INSTRUCTION | Extract the lines from the first one in the records below through the line containing "import plotly.graph_objects as go", keeping both ends and leaving out any pictures.

DATASET EXTRACT |

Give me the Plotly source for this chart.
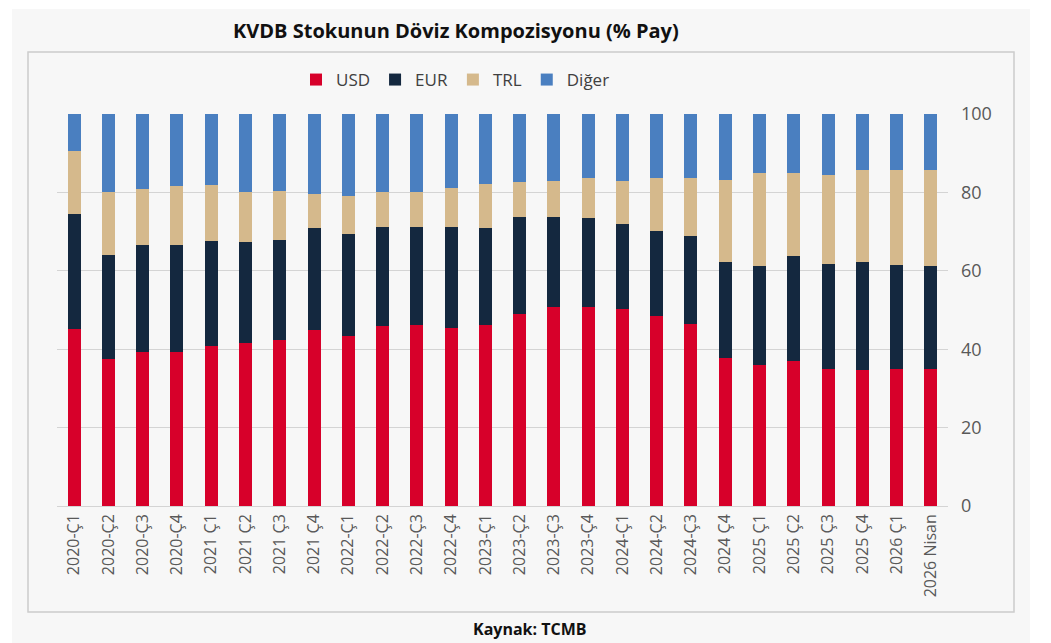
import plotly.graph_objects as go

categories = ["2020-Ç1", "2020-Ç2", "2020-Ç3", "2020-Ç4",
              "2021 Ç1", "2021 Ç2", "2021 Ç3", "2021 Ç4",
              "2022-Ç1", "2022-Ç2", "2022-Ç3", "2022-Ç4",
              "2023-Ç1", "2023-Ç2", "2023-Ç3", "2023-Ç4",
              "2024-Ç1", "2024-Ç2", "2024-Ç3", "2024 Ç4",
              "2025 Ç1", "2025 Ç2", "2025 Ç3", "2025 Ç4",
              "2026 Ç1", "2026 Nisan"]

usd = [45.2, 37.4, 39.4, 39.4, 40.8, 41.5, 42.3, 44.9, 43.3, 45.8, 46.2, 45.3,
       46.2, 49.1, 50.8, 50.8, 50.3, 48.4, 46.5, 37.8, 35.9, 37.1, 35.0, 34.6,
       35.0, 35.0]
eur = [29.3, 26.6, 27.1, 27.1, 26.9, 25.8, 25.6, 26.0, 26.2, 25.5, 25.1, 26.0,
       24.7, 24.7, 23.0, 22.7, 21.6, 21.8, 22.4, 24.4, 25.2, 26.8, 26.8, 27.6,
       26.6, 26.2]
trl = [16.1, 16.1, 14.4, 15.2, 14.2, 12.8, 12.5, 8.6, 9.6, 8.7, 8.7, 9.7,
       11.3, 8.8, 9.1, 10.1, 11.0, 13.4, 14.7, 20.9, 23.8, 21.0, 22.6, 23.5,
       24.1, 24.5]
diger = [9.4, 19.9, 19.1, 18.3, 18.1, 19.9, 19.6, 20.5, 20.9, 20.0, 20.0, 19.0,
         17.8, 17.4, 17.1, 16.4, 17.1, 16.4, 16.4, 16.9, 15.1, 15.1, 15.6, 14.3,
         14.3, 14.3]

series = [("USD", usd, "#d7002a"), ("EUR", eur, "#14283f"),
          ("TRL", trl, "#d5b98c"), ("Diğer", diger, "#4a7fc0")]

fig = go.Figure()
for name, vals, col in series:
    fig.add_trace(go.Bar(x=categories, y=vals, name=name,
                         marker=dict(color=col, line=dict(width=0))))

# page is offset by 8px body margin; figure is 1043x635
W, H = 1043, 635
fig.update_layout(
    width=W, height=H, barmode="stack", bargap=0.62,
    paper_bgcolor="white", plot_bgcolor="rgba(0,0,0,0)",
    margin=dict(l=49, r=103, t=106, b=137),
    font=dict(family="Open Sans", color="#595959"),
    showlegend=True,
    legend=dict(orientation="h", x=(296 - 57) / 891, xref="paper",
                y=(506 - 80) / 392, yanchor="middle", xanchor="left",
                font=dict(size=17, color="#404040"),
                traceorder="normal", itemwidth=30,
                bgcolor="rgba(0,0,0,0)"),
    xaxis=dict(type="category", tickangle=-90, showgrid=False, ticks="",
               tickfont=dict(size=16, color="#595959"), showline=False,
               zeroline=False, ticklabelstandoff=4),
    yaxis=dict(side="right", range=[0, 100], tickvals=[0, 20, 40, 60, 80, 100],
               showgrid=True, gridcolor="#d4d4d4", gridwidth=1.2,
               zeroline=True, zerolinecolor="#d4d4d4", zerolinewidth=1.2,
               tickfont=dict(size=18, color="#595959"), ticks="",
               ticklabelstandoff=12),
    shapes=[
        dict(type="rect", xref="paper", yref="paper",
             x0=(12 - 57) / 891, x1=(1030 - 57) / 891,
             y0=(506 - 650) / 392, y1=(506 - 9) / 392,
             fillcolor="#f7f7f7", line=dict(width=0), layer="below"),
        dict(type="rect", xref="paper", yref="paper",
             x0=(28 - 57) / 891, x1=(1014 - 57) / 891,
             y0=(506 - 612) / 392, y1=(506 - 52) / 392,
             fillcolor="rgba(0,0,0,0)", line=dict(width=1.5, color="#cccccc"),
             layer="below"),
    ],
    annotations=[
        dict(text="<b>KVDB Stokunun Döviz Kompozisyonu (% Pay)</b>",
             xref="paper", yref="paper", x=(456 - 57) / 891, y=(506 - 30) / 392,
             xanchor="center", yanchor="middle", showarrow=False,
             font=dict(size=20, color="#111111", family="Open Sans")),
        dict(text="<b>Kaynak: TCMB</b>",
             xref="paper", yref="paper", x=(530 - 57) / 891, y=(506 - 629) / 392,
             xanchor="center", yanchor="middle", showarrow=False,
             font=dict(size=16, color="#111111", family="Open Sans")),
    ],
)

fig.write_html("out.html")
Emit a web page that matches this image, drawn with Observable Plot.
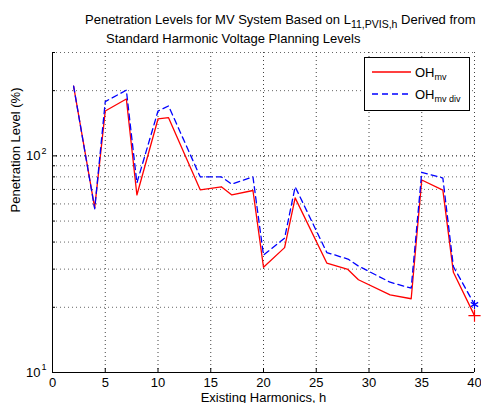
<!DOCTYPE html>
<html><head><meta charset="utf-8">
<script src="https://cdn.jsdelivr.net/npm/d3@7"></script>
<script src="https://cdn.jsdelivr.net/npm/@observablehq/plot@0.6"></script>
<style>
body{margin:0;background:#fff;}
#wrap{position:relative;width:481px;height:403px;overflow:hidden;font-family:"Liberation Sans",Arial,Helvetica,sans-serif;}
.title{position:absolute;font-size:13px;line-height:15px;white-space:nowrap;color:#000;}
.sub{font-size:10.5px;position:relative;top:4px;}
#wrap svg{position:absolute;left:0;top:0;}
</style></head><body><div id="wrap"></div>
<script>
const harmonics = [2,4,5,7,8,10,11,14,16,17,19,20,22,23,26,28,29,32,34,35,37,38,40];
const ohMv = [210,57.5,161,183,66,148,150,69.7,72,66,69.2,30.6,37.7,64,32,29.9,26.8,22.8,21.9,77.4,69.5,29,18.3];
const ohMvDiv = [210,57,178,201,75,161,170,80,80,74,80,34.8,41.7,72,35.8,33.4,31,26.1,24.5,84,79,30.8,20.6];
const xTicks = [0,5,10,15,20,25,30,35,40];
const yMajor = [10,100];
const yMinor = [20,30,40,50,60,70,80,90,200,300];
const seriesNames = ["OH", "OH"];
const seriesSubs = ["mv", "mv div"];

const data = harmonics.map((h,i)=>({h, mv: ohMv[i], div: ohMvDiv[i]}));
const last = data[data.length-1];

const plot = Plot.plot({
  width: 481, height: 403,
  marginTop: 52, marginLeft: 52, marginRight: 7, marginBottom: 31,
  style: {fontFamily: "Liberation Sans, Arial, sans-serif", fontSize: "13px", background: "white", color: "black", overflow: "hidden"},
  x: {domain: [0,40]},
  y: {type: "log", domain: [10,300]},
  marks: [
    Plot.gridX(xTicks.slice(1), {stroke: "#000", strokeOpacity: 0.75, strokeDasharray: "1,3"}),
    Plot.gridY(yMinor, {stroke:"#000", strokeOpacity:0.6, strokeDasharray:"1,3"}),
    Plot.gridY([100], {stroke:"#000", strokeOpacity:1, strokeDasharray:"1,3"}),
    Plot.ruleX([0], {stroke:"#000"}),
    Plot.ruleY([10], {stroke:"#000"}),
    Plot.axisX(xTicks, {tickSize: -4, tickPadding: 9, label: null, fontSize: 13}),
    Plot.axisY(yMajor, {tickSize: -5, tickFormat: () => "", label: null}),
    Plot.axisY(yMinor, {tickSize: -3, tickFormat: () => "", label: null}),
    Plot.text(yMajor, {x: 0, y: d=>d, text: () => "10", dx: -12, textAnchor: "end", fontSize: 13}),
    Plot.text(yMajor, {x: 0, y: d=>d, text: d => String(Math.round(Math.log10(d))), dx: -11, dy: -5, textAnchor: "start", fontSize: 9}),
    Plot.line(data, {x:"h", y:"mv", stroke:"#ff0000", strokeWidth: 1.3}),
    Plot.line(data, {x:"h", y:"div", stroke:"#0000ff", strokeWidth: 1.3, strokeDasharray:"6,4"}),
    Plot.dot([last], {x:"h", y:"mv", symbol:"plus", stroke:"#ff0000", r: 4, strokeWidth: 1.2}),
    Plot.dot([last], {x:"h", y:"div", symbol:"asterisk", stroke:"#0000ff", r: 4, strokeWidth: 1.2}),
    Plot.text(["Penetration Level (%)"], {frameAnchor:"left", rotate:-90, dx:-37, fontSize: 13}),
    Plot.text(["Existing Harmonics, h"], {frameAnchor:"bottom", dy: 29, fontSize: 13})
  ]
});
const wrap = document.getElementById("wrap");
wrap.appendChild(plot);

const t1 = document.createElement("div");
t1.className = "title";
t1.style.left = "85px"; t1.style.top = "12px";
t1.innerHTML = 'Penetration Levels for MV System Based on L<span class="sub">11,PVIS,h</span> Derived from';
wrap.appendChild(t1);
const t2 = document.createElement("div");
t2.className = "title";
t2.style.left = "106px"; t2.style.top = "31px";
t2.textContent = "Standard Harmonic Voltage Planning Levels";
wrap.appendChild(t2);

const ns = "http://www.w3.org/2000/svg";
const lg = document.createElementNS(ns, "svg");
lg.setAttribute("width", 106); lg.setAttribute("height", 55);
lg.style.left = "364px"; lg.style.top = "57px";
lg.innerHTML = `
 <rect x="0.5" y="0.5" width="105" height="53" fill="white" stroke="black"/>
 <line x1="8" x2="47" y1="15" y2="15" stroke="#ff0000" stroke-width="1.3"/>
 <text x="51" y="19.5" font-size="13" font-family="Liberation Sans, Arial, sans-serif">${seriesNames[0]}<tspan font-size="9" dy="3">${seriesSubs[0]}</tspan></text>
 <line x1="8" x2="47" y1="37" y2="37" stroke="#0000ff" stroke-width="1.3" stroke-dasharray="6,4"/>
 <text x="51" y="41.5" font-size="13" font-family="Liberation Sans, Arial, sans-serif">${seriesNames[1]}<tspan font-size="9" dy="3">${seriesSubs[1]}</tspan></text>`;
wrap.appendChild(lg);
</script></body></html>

RIGHT ANSWER |
Give me the Plotly source for this chart.
import plotly.graph_objects as go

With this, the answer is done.